The soft-spoken songwriter insists, however, that she is gradually revealing more of herself -- she's just doing it at her own pace.

"My relationship with the public I want to be very much like any other relationship, where you get to know each other a bit before you reveal information," she said in a recent telephone interview.

"In my way, I am revealing personal information, with the story that I'm telling."

She's referring to the "abstractified auto-biography" of "CollXtion I," a short electro-pop album that doubles as an ambitious multimedia, multi-part project spanning comic books, graphics, videos, digital installations and even a physical exhibit (titled "XHIBIT"), upcoming at Montreal's Phi Centre.

The opaque mythology surrounding the seven-song set and accompanying series (which Allie predicts will be five parts) is probably best explained by her: "It's the story of a girl who spins so hard that she becomes separated from her shadow and they reverse worlds, so the shadow is in the quote-unquote real world, pretending to be real, and the girl is stuck in the shadow world."

"The story of X will be about their journey to reunite," she added.

That elaborate backstory is starkly contrasted by the straight-forward impact of Allie X's sleekly futuristic pop, which could hardly be more immediate.

After bouncing around the Toronto indie scene, Allie shifted to L.A. and spent years polishing her chops as a songwriter.
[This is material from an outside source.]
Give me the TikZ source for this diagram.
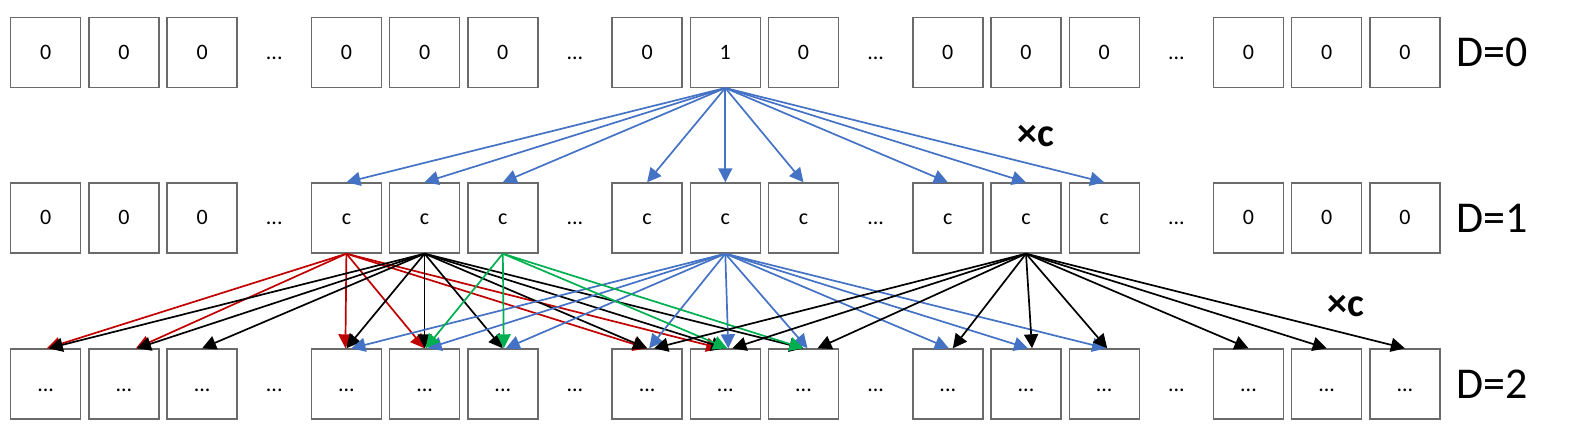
\documentclass[tikz,border=0pt]{standalone}
\usepackage{fontspec}
\setmainfont{Carlito}
\usetikzlibrary{arrows.meta}
\definecolor{oblue}{HTML}{4472C4}
\definecolor{ored}{HTML}{C00000}
\definecolor{ogreen}{HTML}{00B050}
\definecolor{boxgray}{HTML}{6A6A6A}
\begin{document}
\begin{tikzpicture}[x=1pt,y=-1pt,
  cell/.style={draw=boxgray,line width=1.4pt,minimum size=70pt,inner sep=0pt,
    font=\fontsize{22}{26}\selectfont,text height=14pt,text depth=0pt},
  gapdots/.style={font=\fontsize{22}{26}\selectfont,anchor=base,inner sep=0pt},
  dlabel/.style={font=\fontsize{44}{50}\selectfont,anchor=west,inner sep=0pt},
  timesc/.style={font=\bfseries\fontsize{40}{46}\selectfont,inner sep=0pt},
  arr/.style={line width=1.7pt,-{Triangle[length=14pt,width=14pt]}},
]
\useasboundingbox (0,0) rectangle (1569,446);
% cells
\foreach \i in {0,...,14} {
  \pgfmathtruncatemacro\g{int(\i/3)}
  \pgfmathsetmacro\xx{45.7+300.7*\g+78.2*(\i-3*\g)}
  \node[cell] (r0b\i) at (\xx,52.3) {\ifnum\i=7 1\else 0\fi};
  \node[cell] (r1b\i) at (\xx,218) {\ifnum\i<3 0\else\ifnum\i>11 0\else c\fi\fi};
  \node[cell] (r2b\i) at (\xx,384) {...};
}
% gap dots
\foreach \g in {0,...,3} {
  \pgfmathsetmacro\gx{274.25+300.7*\g}
  \node[gapdots] (d0g\g) at (\gx,59.3) {...};
  \node[gapdots] (d1g\g) at (\gx,225) {...};
  \node[gapdots] (d2g\g) at (\gx,391) {...};
}
% row labels
\node[dlabel] (L0) at (1456,52.3) {D=0};
\node[dlabel] (L1) at (1456,218) {D=1};
\node[dlabel] (L2) at (1456,384) {D=2};
% multipliers
\node[timesc] (m1) at (1036,136) {×c};
\node[timesc] (m2) at (1346,306) {×c};
% row 0 -> row 1
\foreach \t in {3,...,11}
  \draw[arr,oblue] (r0b7.south) -- (r1b\t.north);
% row 1 -> row 2
\foreach \t/\o in {0/1,1/12,3/-1,4/0,6/0,7/-5}
  \draw[arr,ored] (r1b3.south) -- ([xshift=\o pt]r2b\t.north);
\foreach \t/\o in {0/3,1/13,2/0,3/0,4/0,5/0,6/0,7/0,8/0}
  \draw[arr,black] (r1b4.south) -- ([xshift=\o pt]r2b\t.north);
\foreach \t/\o in {3/5,4/3,5/3,6/2,7/3,8/4,9/1,10/2,11/2}
  \draw[arr,oblue] (r1b7.south) -- ([xshift=\o pt]r2b\t.north);
\foreach \t/\o in {4/1,5/1,7/2,8/0}
  \draw[arr,ogreen] (r1b5.south) -- ([xshift=\o pt]r2b\t.north);
\foreach \t/\o in {6/7,7/7,8/14,9/5,10/6,11/3,12/0,13/0,14/0}
  \draw[arr,black] (r1b10.south) -- ([xshift=\o pt]r2b\t.north);
\end{tikzpicture}
\end{document}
Classically trained as a pianist and singer (one of the few personal details she's willing to confirm), she won a crucial early endorsement from Katy Perry, who tweeted that she was "obsessed" with Allie X's early single "Catch."

That tune, a spurned-lover yarn loaded with medical imagery, reached No. 55 on the Canadian Billboard chart. That was a year ago, and Allie X spent the interim polishing her accompanying visuals, writing more music, and preparing her highly stylized look.

And she realizes she's not the first new artist to use curated mystery as a PR strategy.

"The Weeknd and Lana Del Rey, I think they both got to sort of pioneer this new 'star is born of the Internet age' thing," she explained. "I won't deny that I was inspired by that."

Well, a little self-mythology can be a valuable thing to a performer still getting used to the stage.

Allie X does admit she's a "nervous person" who gets nervous onstage. But those nerves are not to be confused with a lack of confidence.

"In general, everything I do lacks a balance -- it tends to be one extreme or the other, and this is no exception," she explained.

"I'm either cripplingly insecure or overly confident. My crippling insecurity, I battle it by being very confident in the work that I put out."